ŞÜKRÜ GÜNDÜZ / DOĞRUHABER

DOĞU DA BATI DA ÇÖZÜMÜ İSTİYOR
İnsanların çözüm sürecine ve kalıcı bir çözüme ihtiyacı olduğunu söyleyen Gazeteci Yazar Sibel Eraslan, “Çözüm sürecine insanların ihtiyacı vardı. Bir çatışmasızlık sürecine herkesin ihtiyacı vardı.

90’lı yıllarda yaşadığımız o kötü günler geride kalsın gerek devletin gerek terörün oluşturduğu çift yönlü bir şiddetin altında kalmış insanlarımız bunun bitmesini istiyordu. Doğuda da Batıda da bu isteniyordu. Akil insanlar heyeti ilk yola çıktığında bu niyet üzerine yola çıkıldı.

Fakat 6-7 Ekim olayları çözüm sürecini çok ciddi anlamda sarstı. Fakat barış yolundaki yürüyüşlerde bu tür şeyler olur. Yani ileri gider geri gelir durur. Biraz gecikebilir. Birincisi burada HDP’nin sorumsuzca bir sokak çağrısı vardı. İkincisi de PKK’nın ürettiği şiddetten PKK kimliğinden olmayan Kürt kardeşlerimiz çok büyük yaralar aldı.

Başta HÜDA PAR olmak üzere. Bingöl’deki son olayda yine HÜDA PAR üyesi bir kardeşimizin katledilmesiyle sonuçlandı. Şu var, HÜDA PAR ve sempatizanları diyelim.

Çünkü büyük bir çatı. Altında dernekler var, vakıflar var, Peygamber aşıkları var. Sivil toplum diyelim onun için. Bu noktada da bu sivil toplumun talepleri hep oldu. ‘PKK Kürt kimliğinin tek temsilcisi değildir’ diye hep söylediler.

Gezdiğimiz şehirlerde dinlediğimiz insanlardan bunu hep dinledik. Özellikle Bingöl’de söylenenleri rapora dahi yazdık. Burada PKK’nın bölgeyi arındırma siyaseti var. Yani kendi bakış açısı ve siyaseti çerçevesinde arındırma girişimi var maalesef. Şiddetle diğer Kürt kimlikleri susturma girişimi var.

Tabi ki bu çözüm sürecini çok ciddi bir sıkıntıya sokuyor. HDP’nin bunu belirtmesi gerekiyor. Çözüm sürecini istiyorlar mı? Barış istiyorlar mı? Bu olaylar bunun samimiyetinin de aynı zamanda bir krizi. Bunun bir sınavı haline dönüştü bu. 6-7 Ekimde iyi bir sınav veremediler maalesef” ifadelerini kullandı.

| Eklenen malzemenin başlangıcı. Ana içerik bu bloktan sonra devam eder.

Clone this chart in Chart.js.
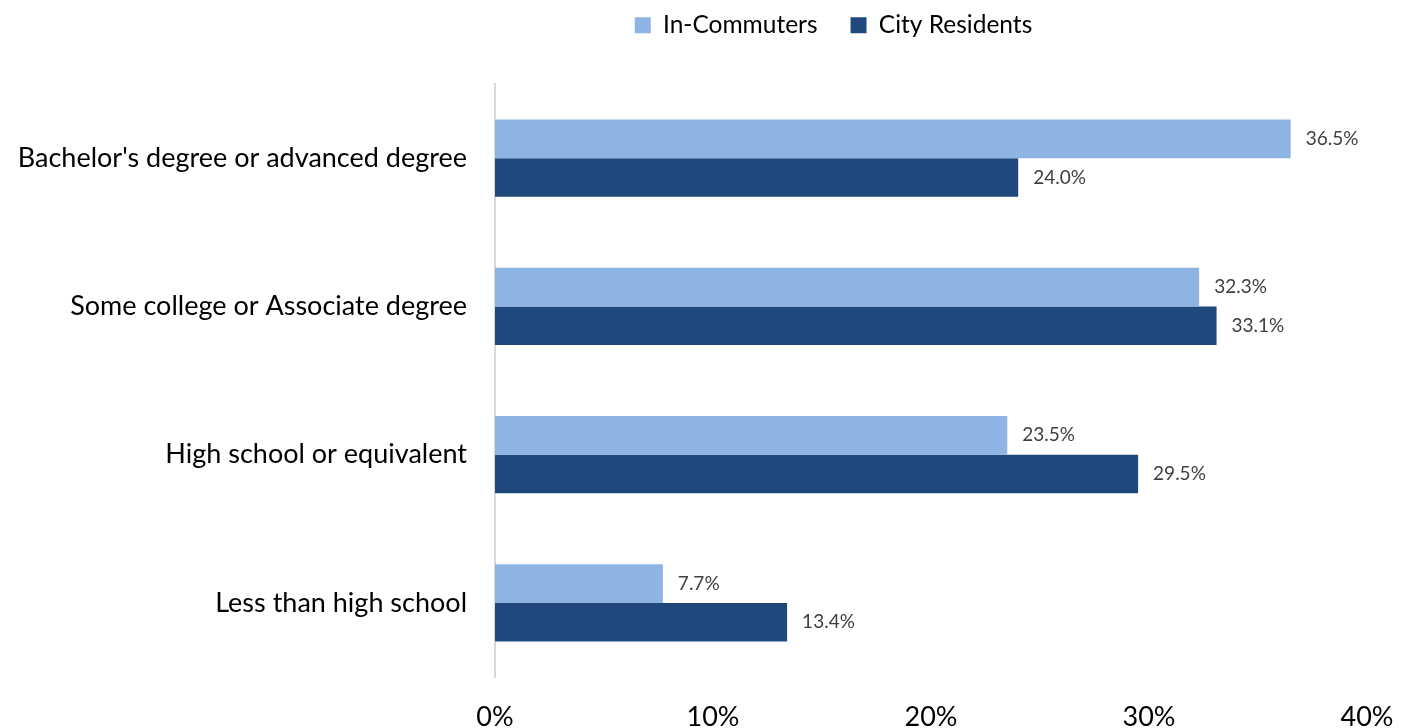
<!DOCTYPE html>
<html>
<head>
<meta charset="utf-8">
<script src="https://cdn.jsdelivr.net/npm/chart.js@4"></script>
<style>
    html, body { margin: 0; padding: 0; background: #fff; }
    #wrap { width: 1406px; height: 728px; }
</style>
</head>
<body>
<div id="wrap"><canvas id="eduChart"></canvas></div>
<script>
// Chart data
const categories = [
    "Bachelor's degree or advanced degree",
    'Some college or Associate degree',
    'High school or equivalent',
    'Less than high school'
];
const inCommuters = [36.5, 32.3, 23.5, 7.7];
const cityResidents = [24.0, 33.1, 29.5, 13.4];
const xTicks = [0, 10, 20, 30, 40];

const FONT = 'Lato, "Open Sans", sans-serif';

// draws the value next to each bar
const valueLabels = {
    id: 'valueLabels',
    afterDatasetsDraw(chart) {
        const ctx = chart.ctx;
        ctx.save();
        ctx.font = '19px ' + FONT;
        ctx.fillStyle = '#404040';
        ctx.textAlign = 'left';
        ctx.textBaseline = 'middle';
        chart.data.datasets.forEach((ds, i) => {
            chart.getDatasetMeta(i).data.forEach((bar, j) => {
                ctx.fillText(ds.data[j].toFixed(1) + '%', bar.x + 15, bar.y);
            });
        });
        ctx.restore();
    }
};

// fixed legend block height, and nudge the legend into place
const legendTweak = {
    id: 'legendTweak',
    beforeInit(chart) {
        const legend = chart.legend;
        if (!legend) return;
        const origFit = legend.fit;
        legend.fit = function() {
            origFit.call(this);
            this.height = 84;
        };
        const origDraw = legend.draw;
        legend.draw = function() {
            const c = this.ctx;
            c.save();
            c.translate(150, -20);
            origDraw.call(this);
            c.restore();
        };
    }
};

const ctx = document.getElementById('eduChart').getContext('2d');
new Chart(ctx, {
    type: 'bar',
    data: {
        labels: categories,
        datasets: [
            {
                label: 'In-Commuters',
                data: inCommuters,
                backgroundColor: '#8EB4E3'
            },
            {
                label: 'City Residents',
                data: cityResidents,
                backgroundColor: '#1F497D'
            }
        ]
    },
    options: {
        indexAxis: 'y',
        responsive: true,
        maintainAspectRatio: false,
        animation: false,
        categoryPercentage: 0.52,
        barPercentage: 1,
        layout: { padding: { left: 0, right: 39, top: 0, bottom: 0 } },
        scales: {
            x: {
                min: 0,
                max: 40,
                afterBuildTicks: axis => { axis.ticks = xTicks.map(v => ({ value: v })); },
                grid: { display: false, drawTicks: false },
                border: { display: false },
                ticks: {
                    color: '#000',
                    font: { family: FONT, size: 27 },
                    padding: 24,
                    maxRotation: 0,
                    callback: v => v + '%'
                },
                afterFit: axis => {
                    axis.height = 51;
                    axis.paddingLeft = 0;
                    axis.paddingRight = 0;
                }
            },
            y: {
                grid: { display: false, drawTicks: false },
                border: { display: true, color: '#d9d9d9', width: 2 },
                ticks: {
                    color: '#000',
                    font: { family: FONT, size: 27 },
                    padding: 28
                },
                afterFit: axis => { axis.width = 495; }
            }
        },
        plugins: {
            legend: {
                position: 'top',
                labels: {
                    color: '#000',
                    font: { family: FONT, size: 24.5 },
                    boxWidth: 16,
                    boxHeight: 16,
                    padding: 33
                }
            },
            tooltip: { enabled: false }
        }
    },
    plugins: [valueLabels, legendTweak]
});
</script>
</body>
</html>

ADALET HERKES İÇİN İŞLEMELİ
Polis ve asker katillerinin bulunup sivillerin katillerinin bulunmamasını çelişki olarak yorumlayan Eraslan, “Polis ve asker katillerinin bulunup diğer Yasin ve arkadaşlarının katillerinin bulunmaması hukuka inanan, vicdanı olan herkese endişe verici bir durum olur.

Burada devlet kendi memurlarını ve temsilcilerinin uğradıkları şiddeti, olayı daha iyi takip ediyor ve sivil insanlar ve devleti temsil etmeyen insanlarla ilgiliyse takip etmiyor, gecikiyor olmasının intibasının da olmaması lazım.

Bunun olmaması gerekiyor. Yani adaletin herkes için ve hızlıca yerini bulması gerekiyor. Gecikmiş adalet adalet değildir. HDP ve PKK’de tek başlı bir siyasi oluşum yok. Kendi içlerinde bir çözümsüzlük yaşıyorlar.

Kandil, Diaspora, İmralı, HDP birbirleriyle farklı şeyler söylüyor. Bu hesaplaşma önümüzdeki günlerde daha da artacak diye düşünüyorum” dedi.